• [Problem to solve]
Extract everything from the first line through the line with "9, bottom: 568", both ends included, except for any pictures.

• [Data block]

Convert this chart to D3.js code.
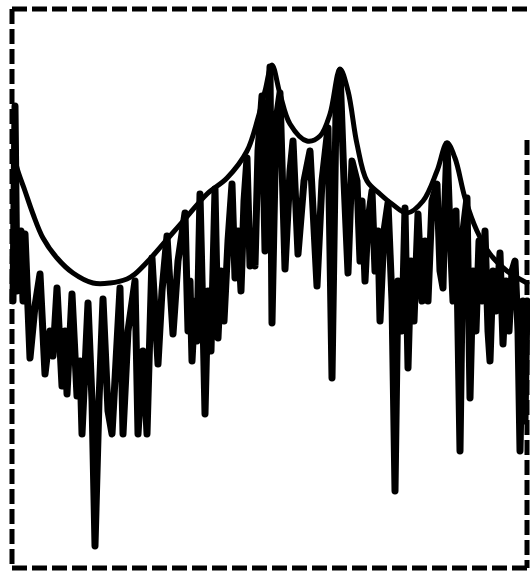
<!DOCTYPE html>
<html>
<head>
<meta charset="utf-8">
<script src="https://cdn.jsdelivr.net/npm/d3@7"></script>
<style>
  body { margin: 0; background: #fff; }
</style>
</head>
<body>
<div id="chart"></div>
<script>
var svgwidth = 530;
var svgheight = 577;

// frame in page pixels
var frame = { left: 12, right: 527, top: 9, bottom: 568 };

// smooth envelope curve (position, amplitude)
var envX = [2, 5, 13, 21, 31, 45, 61, 81, 98, 115, 123, 138, 158, 173, 195, 215, 235, 246, 253, 260,
            268, 278, 295, 308, 318, 328, 336, 345, 355, 368, 380, 395, 411, 425, 435, 443, 453, 465, 478, 495, 515];
var envY = [417, 400, 377, 354, 330, 310, 295, 285, 285, 289, 294, 309, 332, 349, 374, 390, 417, 450, 477, 503,
            474, 444, 427, 432, 454, 499, 477, 424, 387, 374, 364, 355, 367, 397, 425, 410, 370, 337, 314, 297, 285];

// oscillating signal, peaks and troughs in order
var sigX = [1, 3, 5, 9, 11, 13, 18, 23, 28, 33, 38, 41, 45, 50, 53, 55, 60, 65, 68, 70,
            76, 80, 83, 87, 91, 96, 100, 104, 108, 111, 116, 123, 126, 131, 135, 140, 146, 150, 155, 161,
            166, 173,
            176, 178, 180, 183, 185, 188, 191, 193, 196, 199, 203, 206, 209, 212, 216, 220, 223, 226, 229, 232,
            235, 238, 241, 243, 246, 250,
            253, 258, 260, 264, 268, 273, 278, 281, 286, 292, 298, 305, 310, 316, 320, 324, 328, 332, 336, 340,
            345, 348, 350, 353, 356, 360, 363, 366, 368, 372,
            376, 380, 383, 386, 390, 393, 396, 399, 402, 406, 410, 413, 416, 420, 425, 428, 431, 433, 435, 438,
            441, 444, 448, 451, 455, 458, 461, 464, 467, 470, 473, 476, 478, 481, 484, 488, 491, 494, 497, 500,
            503, 506, 508, 511, 513, 515];
var sigY = [267, 462, 277, 337, 267, 334, 210, 262, 294, 194, 237, 212, 280, 182, 237, 174, 274, 172, 207, 134,
            265, 167, 22, 167, 269, 157, 134, 207, 280, 134, 237, 287, 134, 217, 134, 310, 204, 277, 332, 234,
            307, 355,
            237, 287, 207, 267, 227, 374, 247, 154, 277, 217, 379, 230, 297, 247, 327, 384, 290, 337, 277, 367,
            410, 302, 337, 302, 417, 472,
            317, 501, 245, 447, 475, 299, 397, 427, 314, 387, 417, 282, 387, 440, 190, 457, 497, 387, 295, 407,
            387, 307, 367, 287, 347, 377, 297, 337, 247, 337,
            365, 267, 77, 287, 237, 360, 200, 307, 247, 354, 267, 327, 267, 367, 384, 297, 280, 367, 424, 337,
            267, 357, 117, 337, 370, 170, 297, 237, 327, 267, 337, 237, 207, 297, 257, 315, 224, 287, 237, 297,
            307, 237, 117, 267, 147, 267];

var x = d3.scaleLinear().domain([0, 515]).range([frame.left, frame.right]);
var y = d3.scaleLinear().domain([0, 559]).range([frame.bottom, frame.top]);

var svg = d3.select("#chart").append("svg").attr("width", svgwidth).attr("height", svgheight);

// dashed frame (right side only shows from part way down in the scan)
var dash = "15,5";
var edges = [
    [frame.left, frame.top, frame.right, frame.top],
    [frame.left, frame.top, frame.left, frame.bottom],
    [frame.left, frame.bottom, frame.right, frame.bottom],
    [frame.right, 140, frame.right, frame.bottom]
];
svg.selectAll("line.edge")
    .data(edges)
    .enter()
    .append("line")
    .attr("class", "edge")
    .attr("x1", d => d[0]).attr("y1", d => d[1])
    .attr("x2", d => d[2]).attr("y2", d => d[3])
    .attr("stroke", "#000")
    .attr("stroke-width", 5)
    .attr("stroke-dasharray", dash);

var envData = envX.map((v, i) => [v, envY[i]]);
var sigData = sigX.map((v, i) => [v, sigY[i]]);

var envLine = d3.line()
    .x(d => x(d[0]))
    .y(d => y(d[1]))
    .curve(d3.curveCatmullRom.alpha(0.5));

var sigLine = d3.line()
    .x(d => x(d[0]))
    .y(d => y(d[1]));

svg.append("path")
    .attr("d", sigLine(sigData))
    .attr("fill", "none")
    .attr("stroke", "#000")
    .attr("stroke-width", 7)
    .attr("stroke-linejoin", "round")
    .attr("stroke-linecap", "round");

svg.append("path")
    .attr("d", envLine(envData))
    .attr("fill", "none")
    .attr("stroke", "#000")
    .attr("stroke-width", 5)
    .attr("stroke-linecap", "round");
</script>
</body>
</html>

• [Correct answer]
Convert this chart to D3.js code.
<!DOCTYPE html>
<html>
<head>
<meta charset="utf-8">
<script src="https://cdn.jsdelivr.net/npm/d3@7"></script>
<style>
  body { margin: 0; background: #fff; }
</style>
</head>
<body>
<div id="chart"></div>
<script>
var svgwidth = 530;
var svgheight = 577;

// frame in page pixels
var frame = { left: 12, right: 527, top: 9, bottom: 568 };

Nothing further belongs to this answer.